You get where I'm going with this, it's not just the army though, firefighters, paramedics, even animal vetrenarians can be heros because it's not who you save, it's that you save.


----------



## Engineer Babar (Jul 17, 2009)

speedster123 said:


> What about the numerous accounts of heroism reported from the middle east?
> .


Although I am not not from Middle East, but what is your point?? Can we understand??


----------



## Engineer Babar (Jul 17, 2009)

Every one in this world considers himself/herself a hero..


----------



## speedster123 (Oct 18, 2006)

> Every one in this world considers himself/herself a hero..
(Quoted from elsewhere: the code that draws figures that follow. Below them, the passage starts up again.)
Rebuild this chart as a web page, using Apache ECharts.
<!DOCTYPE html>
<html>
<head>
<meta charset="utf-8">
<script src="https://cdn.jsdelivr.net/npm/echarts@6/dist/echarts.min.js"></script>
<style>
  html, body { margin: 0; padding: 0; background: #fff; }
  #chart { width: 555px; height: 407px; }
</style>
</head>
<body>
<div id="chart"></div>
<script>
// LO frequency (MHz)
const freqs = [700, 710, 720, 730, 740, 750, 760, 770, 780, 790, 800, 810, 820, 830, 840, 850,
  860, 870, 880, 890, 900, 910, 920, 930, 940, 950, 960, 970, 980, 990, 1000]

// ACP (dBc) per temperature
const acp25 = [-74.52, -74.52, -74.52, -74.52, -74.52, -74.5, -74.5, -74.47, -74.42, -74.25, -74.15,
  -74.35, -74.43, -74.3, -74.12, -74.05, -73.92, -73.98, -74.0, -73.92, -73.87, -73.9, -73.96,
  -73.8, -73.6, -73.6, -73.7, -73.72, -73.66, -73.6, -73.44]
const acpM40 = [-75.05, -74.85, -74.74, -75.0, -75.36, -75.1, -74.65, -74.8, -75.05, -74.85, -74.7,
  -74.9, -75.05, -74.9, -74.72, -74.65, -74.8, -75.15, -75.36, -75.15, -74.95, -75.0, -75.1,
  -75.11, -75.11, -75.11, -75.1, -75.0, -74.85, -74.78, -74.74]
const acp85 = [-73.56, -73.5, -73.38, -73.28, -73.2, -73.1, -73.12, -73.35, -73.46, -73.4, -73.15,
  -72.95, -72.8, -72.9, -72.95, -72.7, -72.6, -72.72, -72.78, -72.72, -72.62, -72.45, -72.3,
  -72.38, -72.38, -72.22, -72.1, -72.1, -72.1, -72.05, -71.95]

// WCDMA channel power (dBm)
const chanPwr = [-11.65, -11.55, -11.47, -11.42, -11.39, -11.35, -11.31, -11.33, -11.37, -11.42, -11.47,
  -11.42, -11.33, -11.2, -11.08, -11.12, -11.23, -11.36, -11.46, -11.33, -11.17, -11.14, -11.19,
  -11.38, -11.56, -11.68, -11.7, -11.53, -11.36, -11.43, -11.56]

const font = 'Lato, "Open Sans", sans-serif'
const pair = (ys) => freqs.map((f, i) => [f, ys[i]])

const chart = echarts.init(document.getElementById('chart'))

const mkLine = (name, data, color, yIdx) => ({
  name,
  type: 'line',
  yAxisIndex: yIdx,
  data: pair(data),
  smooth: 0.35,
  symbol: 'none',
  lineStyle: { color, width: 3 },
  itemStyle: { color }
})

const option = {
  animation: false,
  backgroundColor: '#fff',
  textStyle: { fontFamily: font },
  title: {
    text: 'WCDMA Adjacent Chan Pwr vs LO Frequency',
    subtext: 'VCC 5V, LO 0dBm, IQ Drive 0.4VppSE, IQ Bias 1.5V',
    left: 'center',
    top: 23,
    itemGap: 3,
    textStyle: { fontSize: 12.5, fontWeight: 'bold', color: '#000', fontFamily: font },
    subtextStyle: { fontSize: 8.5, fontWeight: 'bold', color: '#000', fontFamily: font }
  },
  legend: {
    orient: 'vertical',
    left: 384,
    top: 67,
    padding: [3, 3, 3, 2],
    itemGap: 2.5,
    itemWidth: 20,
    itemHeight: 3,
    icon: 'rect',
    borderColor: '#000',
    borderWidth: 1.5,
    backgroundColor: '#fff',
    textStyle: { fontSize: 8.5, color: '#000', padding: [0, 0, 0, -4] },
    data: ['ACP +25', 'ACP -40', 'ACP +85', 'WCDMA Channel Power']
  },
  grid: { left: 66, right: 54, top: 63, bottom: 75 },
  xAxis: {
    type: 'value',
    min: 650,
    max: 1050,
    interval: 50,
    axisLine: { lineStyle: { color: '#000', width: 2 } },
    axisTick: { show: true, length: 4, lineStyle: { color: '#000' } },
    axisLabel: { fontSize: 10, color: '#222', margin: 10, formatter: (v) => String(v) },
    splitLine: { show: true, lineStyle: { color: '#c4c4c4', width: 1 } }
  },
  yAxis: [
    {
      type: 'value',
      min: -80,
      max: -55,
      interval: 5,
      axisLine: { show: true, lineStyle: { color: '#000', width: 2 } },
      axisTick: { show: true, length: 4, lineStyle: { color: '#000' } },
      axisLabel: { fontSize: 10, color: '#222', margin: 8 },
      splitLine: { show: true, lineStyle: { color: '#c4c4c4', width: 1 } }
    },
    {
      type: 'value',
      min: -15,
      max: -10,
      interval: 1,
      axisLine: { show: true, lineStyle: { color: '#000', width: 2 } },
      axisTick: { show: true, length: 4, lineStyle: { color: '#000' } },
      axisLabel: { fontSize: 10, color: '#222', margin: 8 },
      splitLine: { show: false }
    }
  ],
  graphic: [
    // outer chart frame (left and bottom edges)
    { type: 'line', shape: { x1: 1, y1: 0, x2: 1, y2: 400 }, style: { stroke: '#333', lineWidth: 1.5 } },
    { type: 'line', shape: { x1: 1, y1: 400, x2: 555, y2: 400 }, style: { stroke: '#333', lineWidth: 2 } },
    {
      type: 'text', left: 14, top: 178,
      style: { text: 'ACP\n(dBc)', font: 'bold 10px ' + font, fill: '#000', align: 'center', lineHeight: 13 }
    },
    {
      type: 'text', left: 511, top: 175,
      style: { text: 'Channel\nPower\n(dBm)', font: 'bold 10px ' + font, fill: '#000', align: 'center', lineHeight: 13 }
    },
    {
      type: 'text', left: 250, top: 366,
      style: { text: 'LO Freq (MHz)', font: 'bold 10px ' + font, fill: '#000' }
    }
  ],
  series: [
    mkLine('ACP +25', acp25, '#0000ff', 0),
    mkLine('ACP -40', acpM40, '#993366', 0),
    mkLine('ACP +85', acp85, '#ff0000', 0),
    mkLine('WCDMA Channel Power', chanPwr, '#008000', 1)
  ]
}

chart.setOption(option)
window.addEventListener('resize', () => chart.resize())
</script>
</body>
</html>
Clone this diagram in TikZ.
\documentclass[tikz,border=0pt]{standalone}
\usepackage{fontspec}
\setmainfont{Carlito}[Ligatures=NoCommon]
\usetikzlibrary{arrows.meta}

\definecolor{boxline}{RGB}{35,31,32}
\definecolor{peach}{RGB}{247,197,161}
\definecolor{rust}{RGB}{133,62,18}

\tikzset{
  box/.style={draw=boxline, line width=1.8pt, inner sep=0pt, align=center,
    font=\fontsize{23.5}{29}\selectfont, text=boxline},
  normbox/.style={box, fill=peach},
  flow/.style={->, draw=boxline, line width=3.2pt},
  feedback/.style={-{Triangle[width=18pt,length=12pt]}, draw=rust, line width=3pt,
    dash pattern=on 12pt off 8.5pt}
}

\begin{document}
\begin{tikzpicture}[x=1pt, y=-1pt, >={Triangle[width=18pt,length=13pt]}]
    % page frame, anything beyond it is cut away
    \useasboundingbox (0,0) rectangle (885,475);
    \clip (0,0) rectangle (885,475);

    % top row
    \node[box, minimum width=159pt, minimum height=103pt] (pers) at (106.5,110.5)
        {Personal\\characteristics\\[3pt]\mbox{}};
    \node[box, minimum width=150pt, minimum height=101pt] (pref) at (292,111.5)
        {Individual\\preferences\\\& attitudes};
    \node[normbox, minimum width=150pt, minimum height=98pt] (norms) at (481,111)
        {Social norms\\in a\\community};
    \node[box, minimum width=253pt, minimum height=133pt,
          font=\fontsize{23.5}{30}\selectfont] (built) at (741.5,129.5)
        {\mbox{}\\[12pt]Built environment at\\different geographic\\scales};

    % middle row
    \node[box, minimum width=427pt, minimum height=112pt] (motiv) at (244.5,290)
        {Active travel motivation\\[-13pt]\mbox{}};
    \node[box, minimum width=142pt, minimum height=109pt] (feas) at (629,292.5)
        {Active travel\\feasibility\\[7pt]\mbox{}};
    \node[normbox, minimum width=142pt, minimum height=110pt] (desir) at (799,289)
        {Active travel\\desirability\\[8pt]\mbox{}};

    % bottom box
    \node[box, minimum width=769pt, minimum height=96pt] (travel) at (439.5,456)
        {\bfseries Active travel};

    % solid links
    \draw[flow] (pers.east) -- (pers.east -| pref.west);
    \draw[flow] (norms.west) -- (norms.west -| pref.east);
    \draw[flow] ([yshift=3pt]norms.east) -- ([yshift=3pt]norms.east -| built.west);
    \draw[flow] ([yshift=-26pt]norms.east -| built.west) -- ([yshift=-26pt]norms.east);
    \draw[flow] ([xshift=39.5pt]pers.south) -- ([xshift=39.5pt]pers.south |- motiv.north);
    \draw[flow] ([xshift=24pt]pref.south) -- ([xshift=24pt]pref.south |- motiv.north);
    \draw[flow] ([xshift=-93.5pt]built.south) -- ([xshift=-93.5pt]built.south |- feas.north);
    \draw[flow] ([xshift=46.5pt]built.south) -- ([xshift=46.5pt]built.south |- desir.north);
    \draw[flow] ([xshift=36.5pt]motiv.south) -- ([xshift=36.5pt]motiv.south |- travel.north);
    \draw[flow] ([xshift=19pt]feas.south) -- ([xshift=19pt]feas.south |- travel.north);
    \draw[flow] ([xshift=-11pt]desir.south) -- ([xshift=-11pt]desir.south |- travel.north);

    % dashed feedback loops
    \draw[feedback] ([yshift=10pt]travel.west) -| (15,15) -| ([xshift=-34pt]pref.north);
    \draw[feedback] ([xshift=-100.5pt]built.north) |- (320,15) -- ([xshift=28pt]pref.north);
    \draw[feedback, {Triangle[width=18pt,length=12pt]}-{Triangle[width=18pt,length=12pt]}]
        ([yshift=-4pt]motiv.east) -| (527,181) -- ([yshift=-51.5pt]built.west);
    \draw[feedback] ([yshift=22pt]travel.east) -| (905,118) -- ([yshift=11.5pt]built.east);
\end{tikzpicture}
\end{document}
perhaps in your world, but no so much in reality.


----------



## WereBo (Apr 5, 2008)

True heroism is instinctive, rather than 'thought out' - A person who runs into a burning building to save a life, or a soldier who throws himself onto a grenade/bomb to save the lives of his colleagues, every day there's stories of true heroism that go unmentioned - Anyone who acts to save another life, at risk to his/her own, is a hero.

I assume the sportsman in the opening piece made a great hit or something - OK, so he might have made a heroic effort, but it's a big difference to being a hero.


----------



## Jason09 (Jan 3, 2009)

WereBo said it right. I read a poem several months ago that talked about true heroism.


----------